North African Spiced Meatballs

servings: 4
total time: 45 minutes

Ingredients

  • FOR THE MEATBALLS:
  • 1 1/2 cups day-old white bread, torn to 1 inch pieces
  • 1 cup whole milk
  • 1 tsp salt
  • 1/4 tsp black pepper
  • 1/2 tsp granulated garlic
  • 1/8 tsp nutmeg
  • 1 tsp ground ginger
  • 1 tsp turmeric
  • 2 tsp paprika
  • 1/4 tsp cayenne
  • 1/4 tsp ground cloves
  • 1/4 tsp ground coriander
  • 1/2 tsp ground cumin
  • 3 TBSP chopped parsley
  • 3 TBSP chopped cilantro
  • 3 TBSP scallion, finely chopped
  • 1 pound ground beef
  • 1 large egg, beaten
  • FOR THE SAFFRON TOMATO SAUCE:
  • 2 TBSP olive oil
  • 1 1/2 cups onion, finely chopped
  • 3 cloves garlic, minced
  • 2 TBSP tomato paste
  • 1/8 tsp cinnamon
  • 1/16 tsp saffron, crumbled
  • 1 tsp kosher salt
  • 1/4 tsp pepper
  • 3 cups water

Directions

  1. Preheat the oven to 425°F.

  2. Make the meatballs: In a small bowl combine the bread and milk and allow to soak for 5 minutes while you gather your spices.
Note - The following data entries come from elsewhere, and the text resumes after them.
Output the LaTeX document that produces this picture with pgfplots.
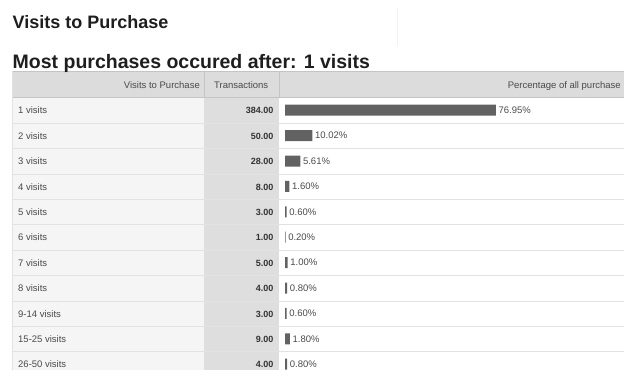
\documentclass[border=0pt]{standalone}
\usepackage{pgfplots}
\pgfplotsset{compat=1.18}
\usepackage{pgfplotstable}
\usepackage{fontspec}
\setmainfont{Liberation Sans}

\definecolor{hdrfill}{HTML}{DCDCDC}
\definecolor{hdrline}{HTML}{C4C4C4}
\definecolor{leftcol}{HTML}{F5F5F5}
\definecolor{trcol}{HTML}{DEDEDE}
\definecolor{rowline}{HTML}{E2E2E2}
\definecolor{barc}{HTML}{626262}
\definecolor{txt}{HTML}{4A4A4A}
\definecolor{numc}{HTML}{333333}
\definecolor{titlec}{HTML}{1E1E1E}

% row, label, transactions, share of all purchases (%)
\pgfplotstableread[col sep=comma]{
row,label,trans,pct
1,1 visits,384,76.95
2,2 visits,50,10.02
3,3 visits,28,5.61
4,4 visits,8,1.60
5,5 visits,3,0.60
6,6 visits,1,0.20
7,7 visits,5,1.00
8,8 visits,4,0.80
9,9-14 visits,3,0.60
10,15-25 visits,9,1.80
11,26-50 visits,4,0.80
}\visits

\begin{document}
\begin{tikzpicture}
\useasboundingbox (0,0) rectangle (624pt,370pt);

% table frame, x and y in pixels
\begin{axis}[
    width=624pt, height=370pt, scale only axis, hide axis,
    xmin=0, xmax=624, ymin=0, ymax=370, y dir=reverse,
    clip=false,
]
    \fill[leftcol] (axis cs:12,97.5) rectangle (axis cs:204,370);
    \fill[trcol] (axis cs:204,97.5) rectangle (axis cs:279,370);
    \fill[hdrfill] (axis cs:12,71) rectangle (axis cs:624,97.5);
    \draw[hdrline] (axis cs:12,71) -- (axis cs:624,71);
    \draw[hdrline,line width=1pt] (axis cs:12,97.5) -- (axis cs:624,97.5);
    \draw[hdrline] (axis cs:204,71) -- (axis cs:204,97.5);
    \draw[hdrline] (axis cs:279,71) -- (axis cs:279,97.5);
    \draw[rowline] (axis cs:12,71) -- (axis cs:12,370);
    \pgfplotsinvokeforeach{1,...,10}{
        \draw[rowline] (axis cs:12,{97.5+25.4*#1}) -- (axis cs:624,{97.5+25.4*#1});
    }
    \draw[black!5] (axis cs:397,8) -- (axis cs:397,46);

    \node[anchor=base west, inner sep=0pt, text=titlec,
        font=\bfseries\fontsize{18}{20}\selectfont] at (axis cs:12.5,28.3) {Visits to Purchase};
    \node[anchor=base west, inner sep=0pt, text=titlec,
        font=\bfseries\fontsize{19.5}{22}\selectfont] at (axis cs:12.5,68) {Most purchases occured after: 1 visits};

    \node[anchor=base east, inner sep=0pt, text=txt, font=\fontsize{9.5}{11}\selectfont]
        at (axis cs:200,88.5) {Visits to Purchase};
    \node[anchor=base west, inner sep=0pt, text=txt, font=\fontsize{9.5}{11}\selectfont]
        at (axis cs:214,88.5) {Transactions};
    \node[anchor=base east, inner sep=0pt, text=txt, font=\fontsize{9.5}{11}\selectfont]
        at (axis cs:621,88.5) {Percentage of all purchase};

    % row labels
    \addplot[draw=none, mark=none, forget plot,
        point meta=explicit symbolic, nodes near coords,
        every node near coord/.append style={anchor=base west, inner sep=0pt,
            text=txt, font=\fontsize{9.5}{11}\selectfont}]
        table[x expr=18, y expr=88.4+25.4*\thisrow{row}, meta=label] {\visits};

    % transactions
    \addplot[draw=none, mark=none, forget plot,
        point meta=explicit,
        nodes near coords={\pgfmathprintnumber[fixed,fixed zerofill,precision=2,assume math mode=true]{\pgfplotspointmeta}},
        every node near coord/.append style={anchor=base east, inner sep=0pt,
            text=numc, font=\bfseries\fontsize{9}{10}\selectfont}]
        table[x expr=273.5, y expr=88.4+25.4*\thisrow{row}, meta=trans] {\visits};
\end{axis}

% bars, x in percent, zero at pixel 285
\begin{axis}[
    width=624pt, height=370pt, scale only axis, hide axis,
    xmin=-104.01, xmax=123.72, ymin=0, ymax=370, y dir=reverse,
    clip=false,
]
    \addplot[xbar, bar width=11pt, fill=barc, draw=none,
        point meta=x,
        nodes near coords={\pgfmathprintnumber[fixed,fixed zerofill,precision=2,assume math mode=true]{\pgfplotspointmeta}\%},
        every node near coord/.append style={anchor=west, inner sep=0pt, xshift=2.5pt,
            text=txt, font=\fontsize{9.5}{11}\selectfont}]
        table[x=pct, y expr=84.8+25.4*\thisrow{row}] {\visits};
\end{axis}
\end{tikzpicture}
\end{document}
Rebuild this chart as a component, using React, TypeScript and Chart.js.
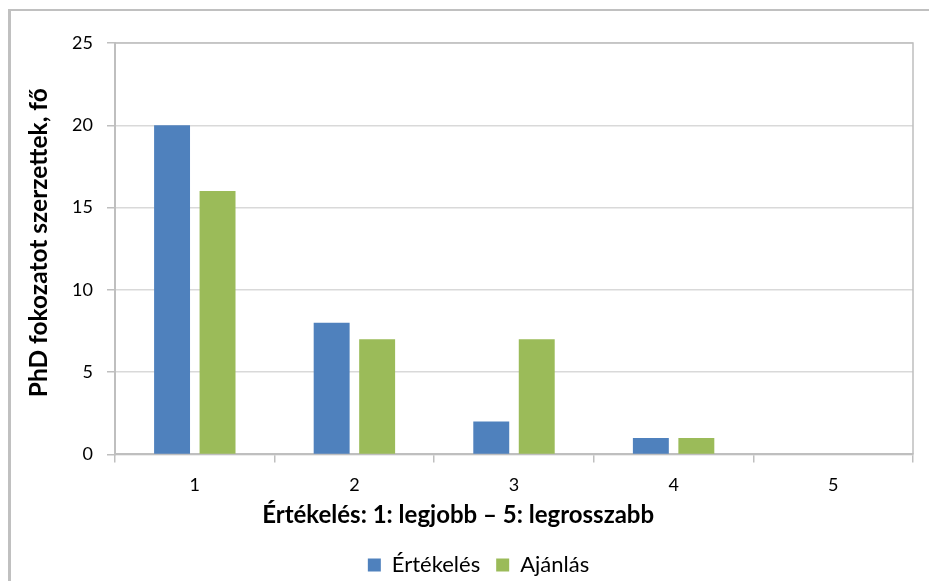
import React, { useEffect, useRef } from "react";
import { Chart, registerables } from "chart.js";

Chart.register(...registerables);

const categories = ["1", "2", "3", "4", "5"];
const ertekeles = [20, 8, 2, 1, 0];
const ajanlas = [16, 7, 7, 1, 0];
const seriesNames = ["Értékelés", "Ajánlás"];
const xTitle = "Értékelés: 1: legjobb – 5: legrosszabb";
const yTitle = "PhD fokozatot szerzettek, fő";

const FONT = "Lato, 'Open Sans', sans-serif";
const AXIS = "#bfbfbf";

const plotBorder = {
  id: "plotBorder",
  afterDraw(chart: any) {
    const { ctx, chartArea } = chart;
    ctx.save();
    ctx.strokeStyle = AXIS;
    ctx.lineWidth = 1.5;
    ctx.beginPath();
    ctx.moveTo(chartArea.left, chartArea.top);
    ctx.lineTo(chartArea.right, chartArea.top);
    ctx.lineTo(chartArea.right, chartArea.bottom);
    ctx.stroke();
    ctx.restore();
  },
};

// Axis titles placed where the original (manually moved) titles sit
const axisTitles = {
  id: "axisTitles",
  afterDraw(chart: any) {
    const { ctx, chartArea } = chart;
    ctx.save();
    ctx.fillStyle = "#000";
    ctx.textAlign = "center";
    ctx.textBaseline = "middle";
    ctx.font = `bold 24px ${FONT}`;
    const xCenter = chartArea.left + (chartArea.right - chartArea.left) * 0.43;
    ctx.fillText(xTitle, xCenter, chartArea.bottom + 61);
    ctx.font = `bold 24.5px ${FONT}`;
    ctx.translate(chartArea.left - 76, (chartArea.top + chartArea.bottom) / 2 - 6);
    ctx.rotate(-Math.PI / 2);
    ctx.fillText(yTitle, 0, 0);
    ctx.restore();
  },
};

export default function App() {
  const ref = useRef<HTMLCanvasElement>(null);
  useEffect(() => {
    if (!ref.current) return;
    const chart = new Chart(ref.current, {
      type: "bar",
      data: {
        labels: categories,
        datasets: [
          { label: seriesNames[0], data: ertekeles, backgroundColor: "#4F81BD" },
          { label: seriesNames[1], data: ajanlas, backgroundColor: "#9BBB59" },
        ],
      },
      options: {
        responsive: false,
        animation: false,
        devicePixelRatio: 1,
        layout: { padding: { top: 43, right: 16, left: 44, bottom: -5 } },
        datasets: { bar: { categoryPercentage: 0.57, barPercentage: 0.79 } },
        plugins: {
          tooltip: { enabled: false },
          legend: {
            position: "bottom",
            labels: {
              boxWidth: 13,
              boxHeight: 13,
              color: "#000",
              font: { family: FONT, size: 22 },
              padding: 16,
            },
          },
        },
        scales: {
          x: {
            grid: {
              offset: true,
              drawOnChartArea: false,
              drawTicks: true,
              tickLength: 8,
              color: AXIS,
              lineWidth: 1.5,
            },
            border: { color: AXIS, width: 2 },
            ticks: { color: "#000", font: { family: FONT, size: 18 }, padding: 12 },
            title: { display: false, text: xTitle },
            afterFit: (s: any) => {
              s.height = 83.6;
            },
          },
          y: {
            min: 0,
            max: 25,
            ticks: { stepSize: 5, color: "#000", font: { family: FONT, size: 18 }, padding: 14 },
            grid: { color: "#d9d9d9", tickColor: AXIS, tickLength: 8, lineWidth: 1.5 },
            border: { color: AXIS, width: 2 },
            title: { display: false, text: yTitle },
            afterFit: (s: any) => {
              s.width = 71;
            },
          },
        },
      },
      plugins: [plotBorder, axisTitles],
    });
    return () => chart.destroy();
  }, []);
  return (
    <div style={{ position: "fixed", left: 0, top: 0, width: 929, height: 581, background: "#fff", overflow: "hidden" }}>
      <canvas ref={ref} width={929} height={581} style={{ position: "absolute", left: 0, top: 0 }} />
      <div
        style={{
          position: "absolute",
          left: 8,
          top: 9,
          width: 940,
          height: 600,
          borderTop: "2px solid #c0c0c0",
          borderLeft: "3px solid #c0c0c0",
          pointerEvents: "none",
        }}
      />
    </div>
  );
}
  3. In a large bowl combine all dry spices (salt, pepper, granulated garlic, nutmeg, ginger, turmeric, paprika, cayenne pepper, cloves, coriander, cumin) and 2 TBSP of each: chopped parsley, cilantro, and scallion and mix well. Squeeze out the bread and add it to the spices (discard the remaining milk). Add the ground beef and egg and stir together until well incorporated. Make 16-18 1-ounce balls and set them on a baking sheet.

  4. Bake the meatballs in the preheated oven until browned, about 8 minutes. Remove the meatballs from the oven and set aside. Reduce the oven temperature to 350°F.

  5. In the meantime make the sauce: Heat oil over medium-high heat in a saucepan. Add onion and cook without browning until softened, about 5 minutes. Add garlic, tomato paste, cinnamon and saffron, and stir well to incorporate. Season with salt and pepper, and allow to cook for 1 minute more. Add water and simmer for 5 minutes.

  6. Toss the meatballs in the sauce and pour into a casserole dish. Place in the oven and bake for 20 minutes.

  7. Serve garnished with the remaining chopped parsley, cilantro, and scallions.